Fortunately the morning had been windy with massive clouds of dust being
raised by the harsh gusts and that kept us from arriving in Dukla too early. That meant we’d only be marooned in the remote guest house for 16 hours or so – essentially a 16 hour layover at an airport in hell. When we arrived it was already cold as the altitude of 4,600 meters pushed the mercury even farther down. Still, my fever had finally abated and I felt warmer than I had in days. As we settled in around the dung burning wood stove I feared it would be another day with little to write about: there were only five guests in the whole lodge (or town for that matter).
The first half of the evening lived up to my low expectations. The small group of guests pressed as close as they could around the yak dung burning stove and we lamented the overly familiar dinner of rice and potatoes.

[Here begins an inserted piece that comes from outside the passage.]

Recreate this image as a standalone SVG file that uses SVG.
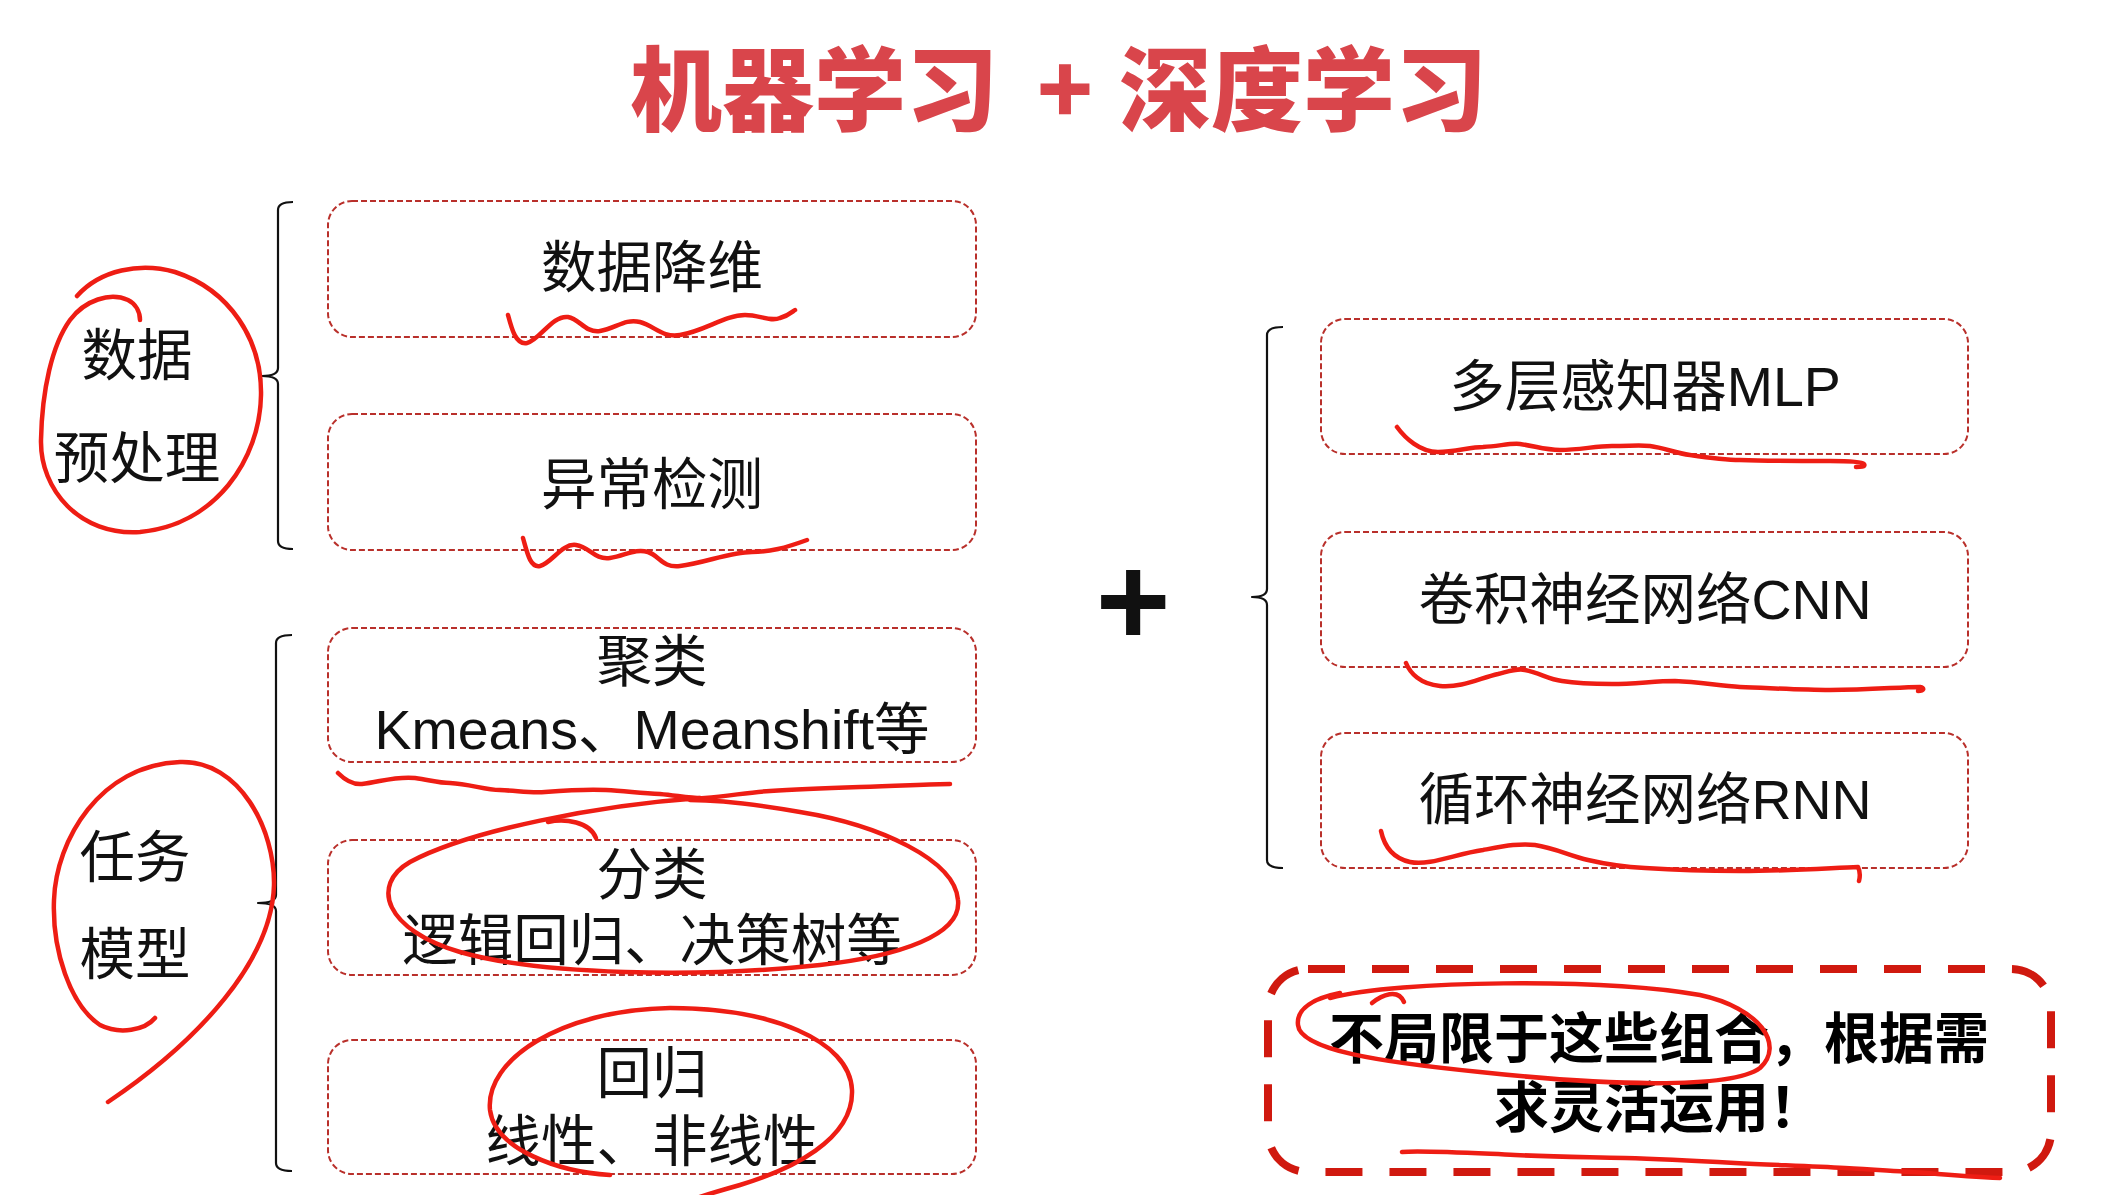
<svg xmlns="http://www.w3.org/2000/svg" width="2102" height="1195" viewBox="0 0 2102 1195">
  <style>
    .title { font-family: "Noto Sans CJK SC", sans-serif; font-weight: 900; font-size: 92px; fill: #d9454b; }
    .lbl { font-family: "Liberation Sans", "Noto Sans CJK SC", sans-serif; font-size: 55.5px; fill: #111; text-anchor: middle; }
    .note { font-family: "Liberation Sans", "Noto Sans CJK SC", sans-serif; font-weight: 700; font-size: 55px; fill: #000; text-anchor: middle; }
    .box { fill: none; stroke: #b9302b; stroke-width: 2; stroke-dasharray: 6 3; }
    .brace { fill: none; stroke: #111; stroke-width: 2.2; stroke-linejoin: round; }
    .pen { fill: none; stroke: #ee1d14; stroke-width: 4.5; stroke-linecap: round; stroke-linejoin: round; }
  </style>

  <rect width="2102" height="1195" fill="#fff"/>

  <!-- title -->
  <text class="title" y="124" text-anchor="middle"><tspan x="814">机器学习</tspan><tspan x="1065">+</tspan><tspan x="1303">深度学习</tspan></text>

  <!-- braces -->
  <g id="connectors">
    <path class="brace" d="M293,202 Q278,202 278,210 L278,368 Q278,376 262,376 Q278,376 278,384 L278,541 Q278,549 293,549"/>
    <path class="brace" d="M292,635 Q276,635 276,643 L276,895 Q276,903 258,903 Q276,903 276,911 L276,1163 Q276,1171 292,1171"/>
    <path class="brace" d="M1283,327 Q1267,327 1267,335 L1267,589 Q1267,597 1252,597 Q1267,597 1267,605 L1267,860 Q1267,868 1283,868"/>
  </g>

  <!-- group labels -->
  <g id="preprocess">
    <text class="lbl" x="137" y="375">数据</text>
    <text class="lbl" x="137" y="478">预处理</text>
  </g>
  <g id="task-model">
    <text class="lbl" x="135" y="877">任务</text>
    <text class="lbl" x="135" y="974">模型</text>
  </g>

  <!-- machine learning boxes -->
  <g id="dim-reduction">
    <rect class="box" x="328" y="201" width="648" height="136" rx="24"/>
    <text class="lbl" x="652" y="287">数据降维</text>
  </g>
  <g id="anomaly">
    <rect class="box" x="328" y="414" width="648" height="136" rx="24"/>
    <text class="lbl" x="652" y="504">异常检测</text>
  </g>
  <g id="clustering">
    <rect class="box" x="328" y="628" width="648" height="134" rx="24"/>
    <text class="lbl" x="652" y="681">聚类</text>
    <text class="lbl" x="652" y="749">Kmeans、Meanshift等</text>
  </g>
  <g id="classification">
    <rect class="box" x="328" y="840" width="648" height="135" rx="24"/>
    <text class="lbl" x="652" y="894">分类</text>
    <text class="lbl" x="652" y="960">逻辑回归、决策树等</text>
  </g>
  <g id="regression">
    <rect class="box" x="328" y="1040" width="648" height="134" rx="24"/>
    <text class="lbl" x="652" y="1093">回归</text>
    <text class="lbl" x="652" y="1161">线性、非线性</text>
  </g>

  <!-- plus sign -->
  <g id="plus">
    <text x="1133" y="645" text-anchor="middle" font-family="Liberation Sans, sans-serif" font-weight="700" font-size="128" fill="#111">+</text>
  </g>

  <!-- deep learning boxes -->
  <g id="mlp">
    <rect class="box" x="1321" y="319" width="647" height="135" rx="24"/>
    <text class="lbl" x="1645" y="406">多层感知器MLP</text>
  </g>
  <g id="cnn">
    <rect class="box" x="1321" y="532" width="647" height="135" rx="24"/>
    <text class="lbl" x="1645" y="619">卷积神经网络CNN</text>
  </g>
  <g id="rnn">
    <rect class="box" x="1321" y="733" width="647" height="135" rx="24"/>
    <text class="lbl" x="1645" y="819">循环神经网络RNN</text>
  </g>

  <!-- note -->
  <g id="note">
    <rect x="1268" y="969" width="783" height="203" rx="40" fill="none" stroke="#d0190f" stroke-width="8" stroke-dasharray="37 27"/>
    <text class="note" x="1659" y="1058">不局限于这些组合，根据需</text>
    <text class="note" x="1659" y="1127">求灵活运用！</text>
  </g>

  <!-- hand-drawn pen marks -->
  <g id="pen-marks">
    <path class="pen" d="M77,296 C100,270 140,262 175,272 C230,290 262,340 261,395 C260,460 215,525 140,532 C80,536 40,490 41,440 C42,390 52,345 70,320 C85,300 110,292 128,300 C136,304 140,312 140,320"/>
    <path class="pen" stroke-width="5.5" d="M508,315 C512,330 516,345 527,343 C540,340 552,315 568,317 C580,319 585,333 600,331 C615,329 625,318 640,322 C655,326 662,338 680,335 C705,331 725,315 745,315 C760,315 770,322 780,318 C788,316 792,312 795,310"/>
    <path class="pen" stroke-width="5.5" d="M523,538 C527,552 530,568 540,566 C552,563 562,543 576,545 C590,547 594,560 610,558 C625,556 635,548 648,552 C660,556 662,568 680,566 C705,563 730,552 752,552 C770,552 785,548 807,540"/>
    <path class="pen" d="M155,1018 C145,1030 120,1035 100,1025 C70,1005 52,950 54,900 C56,840 100,765 180,762 C240,760 275,830 274,885 C272,960 200,1040 108,1102"/>
    <path class="pen" stroke-width="5.5" d="M338,773 C345,780 352,785 362,784 C380,782 395,776 415,778 C430,780 438,783 450,783 C470,784 485,790 500,790 C520,791 530,793 545,792 C570,790 590,789 606,790 C625,791 640,793 660,794 C680,796 695,799 705,798 C730,796 750,792 770,791 C800,789 830,788 860,787 C900,786 930,784 950,784"/>
    <path class="pen" d="M548,822 C565,818 590,822 596,838"/>
    <path class="pen" d="M700,798 C600,805 470,830 410,862 C370,885 385,930 460,952 C540,975 700,978 820,965 C900,956 962,935 958,900 C955,860 880,825 800,812 C760,805 720,800 690,800"/>
    <path class="pen" d="M610,1175 C560,1172 495,1150 490,1110 C485,1060 560,1010 670,1008 C770,1008 850,1040 852,1090 C854,1140 790,1170 740,1185 C715,1192 695,1198 680,1204"/>
    <path class="pen" d="M1397,427 C1405,438 1420,452 1438,452 C1455,452 1470,447 1483,447 C1500,446 1510,443 1520,444 C1535,446 1545,450 1560,450 C1580,450 1595,446 1612,446 C1630,446 1640,445 1650,446 C1665,448 1675,453 1690,455 C1710,458 1725,460 1740,460 C1770,461 1800,461 1830,461 C1850,461 1862,462 1864,464 C1866,467 1860,467 1856,467"/>
    <path class="pen" d="M1406,663 C1410,673 1420,684 1440,686 C1462,688 1480,678 1498,674 C1510,671 1518,668 1525,670 C1540,673 1548,679 1562,681 C1580,684 1595,684 1612,684 C1635,684 1655,681 1675,681 C1700,682 1720,686 1740,687 C1770,688 1800,690 1830,690 C1870,690 1900,687 1920,687 C1925,688 1924,691 1918,691"/>
    <path class="pen" d="M1381,831 C1384,845 1392,858 1410,862 C1430,866 1455,854 1483,850 C1505,846 1520,843 1535,845 C1555,848 1570,856 1588,860 C1605,864 1625,867 1645,868 C1675,870 1705,871 1740,871 C1790,871 1830,868 1858,867 C1860,871 1860,877 1859,881"/>
    <path class="pen" stroke-width="3.5" d="M1372,1003 C1382,995 1398,988 1404,1002"/>
    <path class="pen" stroke-width="3.5" d="M1330,998 C1400,980 1600,978 1700,995 C1760,1008 1785,1045 1760,1068 C1730,1090 1600,1085 1480,1072 C1380,1062 1300,1050 1298,1025 C1296,1008 1315,998 1340,993"/>
    <path class="pen" stroke-width="5" d="M1402,1152 C1420,1150 1470,1153 1515,1155 C1560,1157 1590,1157 1625,1158 C1665,1159 1700,1161 1735,1163 C1775,1165 1810,1166 1845,1168 C1880,1170 1905,1172 1927,1173 C1950,1175 1975,1177 2000,1178"/>
  </g>
</svg>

I decided to try and strike up a conversation to pass the time and after settle on what appeared to be the manager of the lodge, a middle-aged Nepalese man who I’d heard speaking better than average English.
“So were you a guide before you started running a guest house?” It was a safe conversation starter since just about any Sherpa in the area who spoke decent English had work as a guide somewhere.

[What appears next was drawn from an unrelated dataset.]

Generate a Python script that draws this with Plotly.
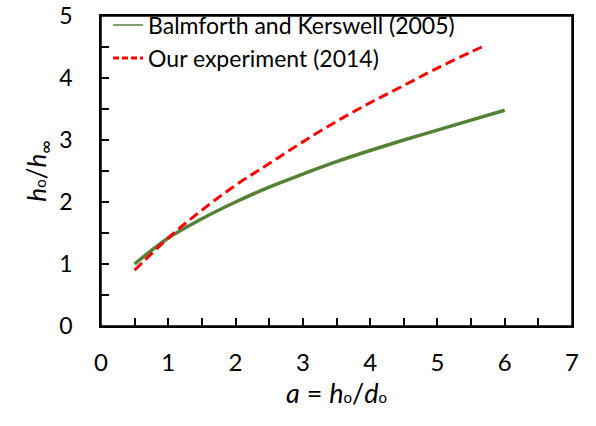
import plotly.graph_objects as go

# Balmforth and Kerswell (2005)
bk_x = [0.5, 1.0, 1.5, 2.0, 2.5, 3.0, 3.5, 4.0, 4.5, 5.0, 5.5, 6.0]
bk_y = [1.00, 1.42, 1.73, 2.00, 2.24, 2.45, 2.65, 2.83, 3.00, 3.16, 3.32, 3.48]

# Our experiment (2014)
ex_x = [0.5, 1.0, 1.5, 2.0, 2.5, 3.0, 3.5, 4.0, 4.5, 5.0, 5.5, 5.7]
ex_y = [0.90, 1.42, 1.87, 2.27, 2.62, 2.97, 3.30, 3.60, 3.88, 4.16, 4.42, 4.52]

names = ["Balmforth and Kerswell (2005)", "Our experiment (2014)"]
x_ticks = [0, 1, 2, 3, 4, 5, 6, 7]
y_ticks = [0, 1, 2, 3, 4, 5]

GREEN = "#548235"
RED = "#FF0000"
FONT = "Lato"
SUBO = '<span style="font-size:15px">o</span>'

fig = go.Figure()
fig.add_trace(go.Scatter(x=bk_x, y=bk_y, mode="lines", showlegend=False,
                         line=dict(color=GREEN, width=3.5, shape="spline")))
fig.add_trace(go.Scatter(x=ex_x, y=ex_y, mode="lines", showlegend=False,
                         line=dict(color=RED, width=3, dash="10px,5px", shape="spline")))
# legend entries
fig.add_trace(go.Scatter(x=[None], y=[None], mode="lines", name=names[0],
                         line=dict(color=GREEN, width=1.5)))
fig.add_trace(go.Scatter(x=[None], y=[None], mode="lines", name=names[1],
                         line=dict(color=RED, width=3, dash="6px,3px")))

axis_common = dict(showgrid=False, zeroline=False, showline=True, linecolor="black",
                   linewidth=1.5, mirror=True, ticks="inside", ticklen=8, tickwidth=1.5,
                   tickcolor="black",
                   ticklabeloverflow="allow", automargin=False,
                   minor=dict(dtick=0.5, ticks="inside", ticklen=8, tickwidth=1.5,
                              tickcolor="black", showgrid=False))

fig.update_xaxes(range=[0, 7], tickvals=x_ticks, ticktext=[str(v) for v in x_ticks],
                 ticklabelstandoff=14, tickfont=dict(family=FONT, size=24, color="black"),
                 title=dict(text="<i>a</i> = <i>h</i>" + SUBO + "/<i>d</i>" + SUBO,
                            font=dict(family=FONT, size=27, color="black"), standoff=8),
                 **axis_common)
fig.update_yaxes(range=[0, 5], tickvals=y_ticks, ticktext=[str(v) for v in y_ticks],
                 ticklabelstandoff=22, tickfont=dict(family=FONT, size=23, color="black"),
                 title=dict(text="<i>h</i>" + SUBO + "/<i>h</i><sub>∞</sub>",
                            font=dict(family=FONT, size=26, color="black"), standoff=5),
                 **axis_common)

fig.add_shape(type="rect", xref="paper", yref="paper", x0=0, x1=1, y0=0, y1=1,
              line=dict(color="black", width=1.5), fillcolor="rgba(0,0,0,0)", layer="above")

fig.update_layout(
    width=596, height=426,
    margin=dict(l=101, r=24, t=16, b=100, autoexpand=False),
    plot_bgcolor="white", paper_bgcolor="white",
    legend=dict(x=0.015, y=1.04, xanchor="left", yanchor="top",
                bgcolor="rgba(0,0,0,0)", font=dict(family=FONT, size=23, color="black"),
                itemwidth=30, tracegroupgap=0),
)

fig.write_html("out.html")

“Yes.” I was used to this sort of monosyllabic response by now and knew I’d just have to plow ahead if I wanted a conversation. I decided to dive in and try to find something interesting.
“What’s the highest you’ve ever have you been?”

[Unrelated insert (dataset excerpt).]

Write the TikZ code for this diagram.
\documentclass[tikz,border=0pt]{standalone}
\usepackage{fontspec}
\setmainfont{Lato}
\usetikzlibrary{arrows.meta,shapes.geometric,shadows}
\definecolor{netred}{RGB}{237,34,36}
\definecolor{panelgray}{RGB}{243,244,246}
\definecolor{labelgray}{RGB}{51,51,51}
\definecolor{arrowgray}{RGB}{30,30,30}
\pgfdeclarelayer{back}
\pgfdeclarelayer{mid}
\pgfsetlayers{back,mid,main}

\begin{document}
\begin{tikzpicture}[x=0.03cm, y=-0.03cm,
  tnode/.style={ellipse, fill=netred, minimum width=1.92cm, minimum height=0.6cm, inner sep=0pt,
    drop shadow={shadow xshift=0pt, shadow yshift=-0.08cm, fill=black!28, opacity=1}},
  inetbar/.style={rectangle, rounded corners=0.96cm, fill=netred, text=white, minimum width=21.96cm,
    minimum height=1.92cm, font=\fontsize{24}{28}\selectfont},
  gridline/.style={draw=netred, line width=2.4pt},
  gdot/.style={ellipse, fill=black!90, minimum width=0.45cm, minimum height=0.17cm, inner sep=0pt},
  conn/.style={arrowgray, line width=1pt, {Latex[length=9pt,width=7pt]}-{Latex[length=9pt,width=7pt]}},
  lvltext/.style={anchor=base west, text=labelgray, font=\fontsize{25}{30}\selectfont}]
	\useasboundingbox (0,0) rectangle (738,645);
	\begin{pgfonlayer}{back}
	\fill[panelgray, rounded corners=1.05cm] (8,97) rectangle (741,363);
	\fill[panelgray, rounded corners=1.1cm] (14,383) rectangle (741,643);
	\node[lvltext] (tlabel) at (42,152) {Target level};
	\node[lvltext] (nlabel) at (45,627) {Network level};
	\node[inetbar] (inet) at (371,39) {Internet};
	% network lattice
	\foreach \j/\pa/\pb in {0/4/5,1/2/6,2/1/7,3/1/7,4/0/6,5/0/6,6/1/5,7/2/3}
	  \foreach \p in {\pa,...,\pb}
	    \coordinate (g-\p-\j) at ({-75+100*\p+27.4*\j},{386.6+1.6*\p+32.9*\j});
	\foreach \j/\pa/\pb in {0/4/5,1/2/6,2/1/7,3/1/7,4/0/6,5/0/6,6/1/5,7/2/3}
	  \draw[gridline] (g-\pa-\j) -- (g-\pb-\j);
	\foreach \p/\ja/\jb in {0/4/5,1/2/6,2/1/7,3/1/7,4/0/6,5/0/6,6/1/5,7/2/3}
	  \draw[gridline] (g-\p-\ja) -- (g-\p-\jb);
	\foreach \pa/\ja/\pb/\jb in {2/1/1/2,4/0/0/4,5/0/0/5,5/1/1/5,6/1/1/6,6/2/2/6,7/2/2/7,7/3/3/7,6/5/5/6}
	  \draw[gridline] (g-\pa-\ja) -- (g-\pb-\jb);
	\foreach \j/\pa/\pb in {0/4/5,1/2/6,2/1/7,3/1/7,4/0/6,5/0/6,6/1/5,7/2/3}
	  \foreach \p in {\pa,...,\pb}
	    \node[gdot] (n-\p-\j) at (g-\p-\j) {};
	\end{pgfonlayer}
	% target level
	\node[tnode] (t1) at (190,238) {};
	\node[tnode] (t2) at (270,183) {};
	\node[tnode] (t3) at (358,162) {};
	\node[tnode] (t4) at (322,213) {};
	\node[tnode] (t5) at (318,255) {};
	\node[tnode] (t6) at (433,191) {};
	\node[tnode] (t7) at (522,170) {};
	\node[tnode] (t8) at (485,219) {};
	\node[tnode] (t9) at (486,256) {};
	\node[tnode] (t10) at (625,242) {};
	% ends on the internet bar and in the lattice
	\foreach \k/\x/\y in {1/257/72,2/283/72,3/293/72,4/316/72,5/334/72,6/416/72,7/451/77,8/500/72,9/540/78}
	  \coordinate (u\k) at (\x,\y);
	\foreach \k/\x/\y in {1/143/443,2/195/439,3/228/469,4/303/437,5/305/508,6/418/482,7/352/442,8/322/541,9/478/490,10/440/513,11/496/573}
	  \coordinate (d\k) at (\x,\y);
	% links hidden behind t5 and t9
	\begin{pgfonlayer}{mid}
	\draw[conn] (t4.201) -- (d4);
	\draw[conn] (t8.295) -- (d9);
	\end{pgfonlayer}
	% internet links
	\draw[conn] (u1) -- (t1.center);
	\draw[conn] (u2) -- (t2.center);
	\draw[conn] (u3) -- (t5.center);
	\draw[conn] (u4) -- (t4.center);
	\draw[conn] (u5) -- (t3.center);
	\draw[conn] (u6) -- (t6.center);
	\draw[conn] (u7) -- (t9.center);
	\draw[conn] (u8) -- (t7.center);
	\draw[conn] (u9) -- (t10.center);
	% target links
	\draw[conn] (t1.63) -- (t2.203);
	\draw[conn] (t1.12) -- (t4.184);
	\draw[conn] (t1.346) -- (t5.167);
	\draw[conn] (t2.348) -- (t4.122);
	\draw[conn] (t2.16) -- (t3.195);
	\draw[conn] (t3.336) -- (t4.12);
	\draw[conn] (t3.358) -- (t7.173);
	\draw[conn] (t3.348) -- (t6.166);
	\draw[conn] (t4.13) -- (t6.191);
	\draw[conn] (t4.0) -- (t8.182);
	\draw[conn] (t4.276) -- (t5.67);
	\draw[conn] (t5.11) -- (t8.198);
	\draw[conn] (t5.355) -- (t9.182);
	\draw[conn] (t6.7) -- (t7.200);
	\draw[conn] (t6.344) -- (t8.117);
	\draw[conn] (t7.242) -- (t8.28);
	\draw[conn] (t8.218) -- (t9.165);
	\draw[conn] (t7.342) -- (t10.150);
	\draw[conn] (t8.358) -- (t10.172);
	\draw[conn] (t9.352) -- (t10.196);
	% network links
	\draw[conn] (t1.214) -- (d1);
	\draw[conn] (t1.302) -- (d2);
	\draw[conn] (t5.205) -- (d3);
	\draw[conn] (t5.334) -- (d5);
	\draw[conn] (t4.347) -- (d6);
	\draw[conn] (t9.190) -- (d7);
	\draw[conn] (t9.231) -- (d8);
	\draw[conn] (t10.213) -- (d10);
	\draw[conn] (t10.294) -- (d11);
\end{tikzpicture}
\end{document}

“The top? You climbed Everest?” I asked. I had never met a Sherpa who had been above 8,000 meters much less to the top of Everest. Despite what many of the tourists seemed to think, gambling with your life routinely for a thousand dollars didn’t seem like a great deal to all the locals.
“Five times.” He added.
“Five times?” I’d been reduced to a parrot.
“Did you use oxygen?” Supplementary oxygen was the norm on Everest. Climbing it without oxygen was reserved for the elite and slightly insane.
“Never?” He simply shook his head.
That was the beginning of what would turn out to be the most interesting conversation of my entire trek. I had by chance and curiosity stumbled upon a world class climber. The more we talked the more I realized what an amazing discovery I’d made. I shared my surprise with him and he told me that he had taken down the pictures of climbing for just that reason. All the questions and attention from guests interfered with him running the lodge. He just figured he could talk to me about it since it was such a quiet night.
The whole conversation would fill several blog posts, but among the many things we talked about were the countless places in the world he had climbed, the economics of being a professional Sherpa guide and what is was like to rescue climbers and to recover dead bodies. This last topic led into the amazing fact that he’d been on one of the ill-fated expeditions focused on in Jon Krakauer’s famous book “Into Thin Air”. He’s actually mentioned by name in that work twice: once for getting lost with a group in the blizzard and later for returning to rescue a Taiwanese climber.
As I went to bed that night I felt a deep satisfaction, which is always a nice when you have to sleep in a room that is well below zero. Seriously though, my strength was returning and if all went I would be standing in base camp in just three days. Strange to think that the trek was only halfway over, I had done and seen so much already. Was there really that much more to experience? Of course there was.